When organizations come to the inevitable realization that ‘the home is the new office, and the office is the new offsite’ the future of work becomes easier to see.  It is plainly ridiculous for employees to commute to an office to sit at a tiny, open-plan desk to do individual work and connect with global colleagues using technology that can be just as easily accessed from a remote office – there is zero advantage to operating that way, other than supporting a manager who may lack the skill to manage remote employees.  Organizations must make their offices places that offer advantages which working from home cannot provide.
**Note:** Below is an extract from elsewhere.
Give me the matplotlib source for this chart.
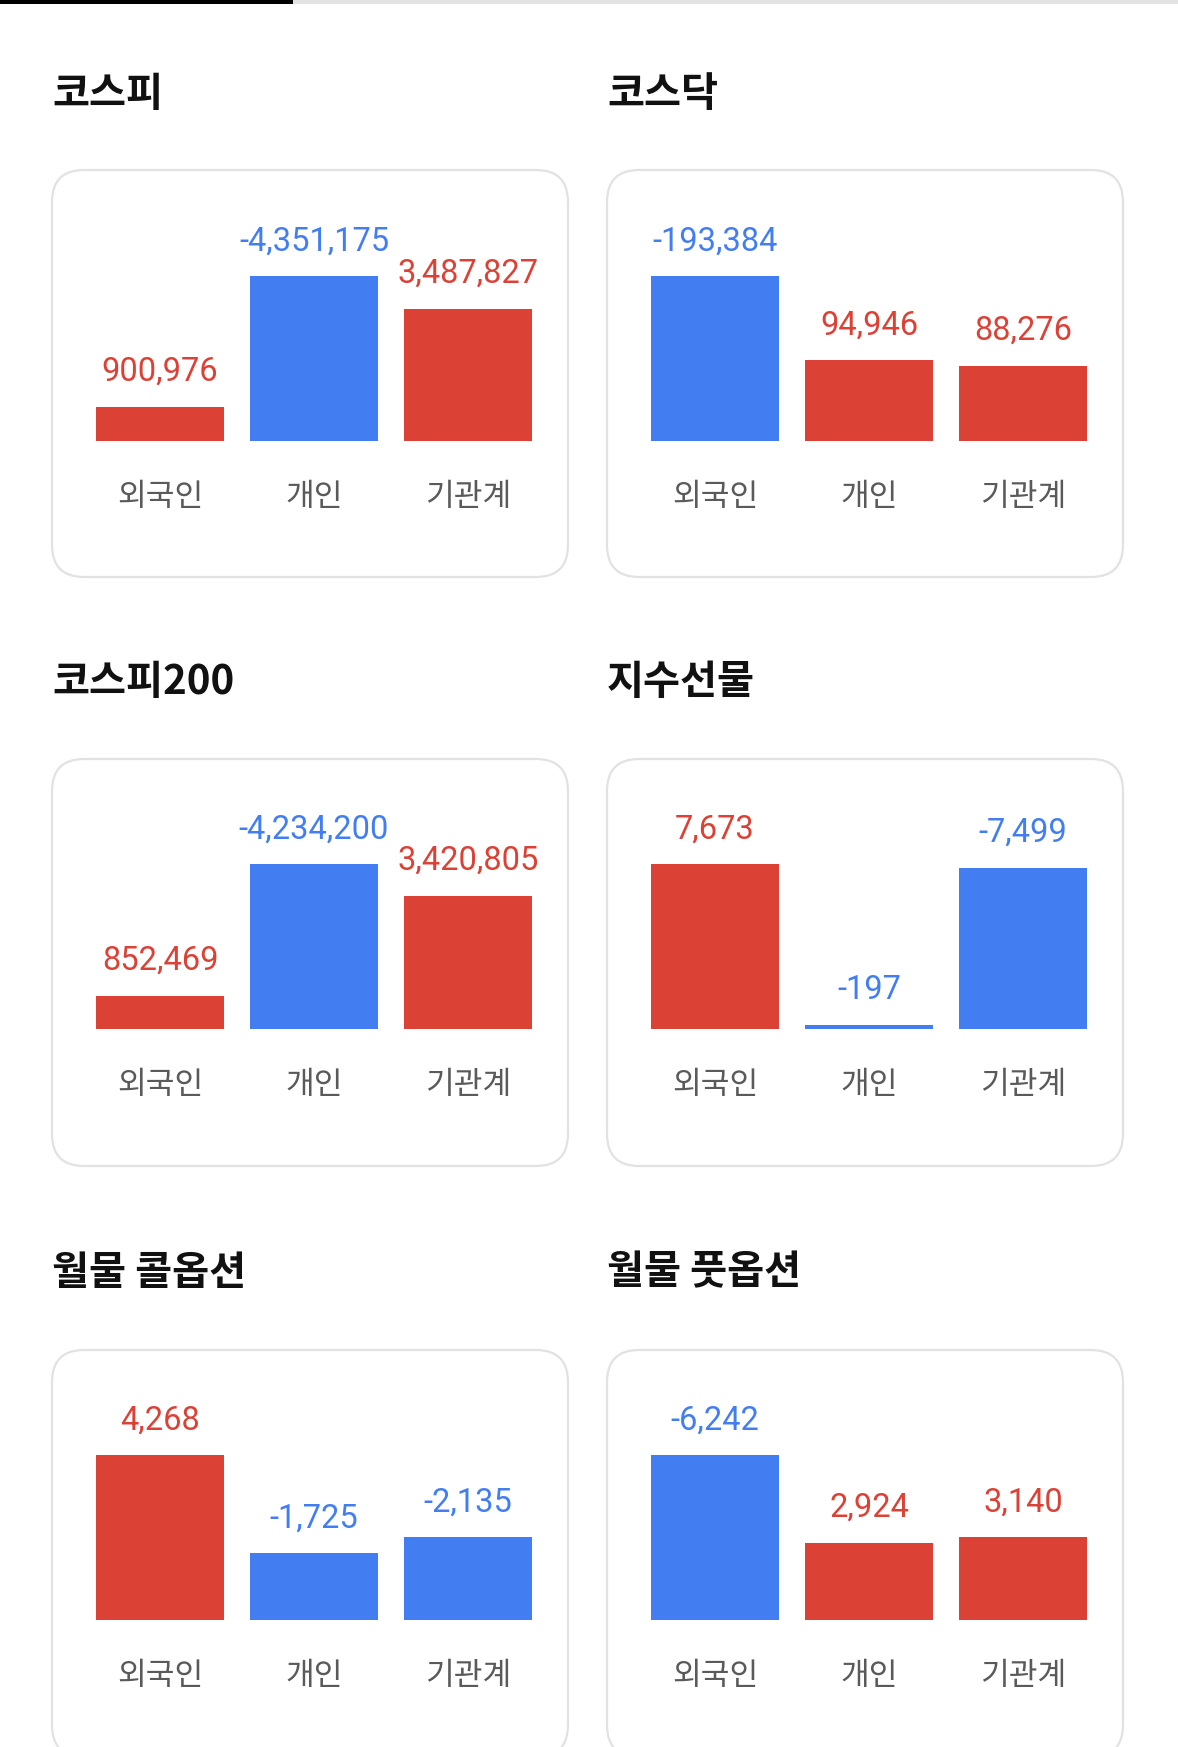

They have to transform from locations where individual work is done to locations where group and collaborative work is done.

The new, modern, smaller footprint offices do need to install modern collaboration technology in their rooms.  Many of the newer systems available today are now smart enough to perform the needed meeting tasks without user intervention.  Starting a meeting, aiming cameras at who is speaking, showing everyone in person and remote equally, transcribing, and much more are all tasks done by today’s (far less expensive and available off-the-shelf) collaboration systems.  The days of expensive custom programming and multiple component systems are over for all but the very largest specialty rooms.

So, when we look back at this period in a few years we’ll plainly see how office work changed, people’s choices about where and how to live changed, and cities and communities changed to adapt to the new model we’re all beginning to embrace.  The future of work is here now, but fasten your seatbelts as ‘the ride ain’t over yet.’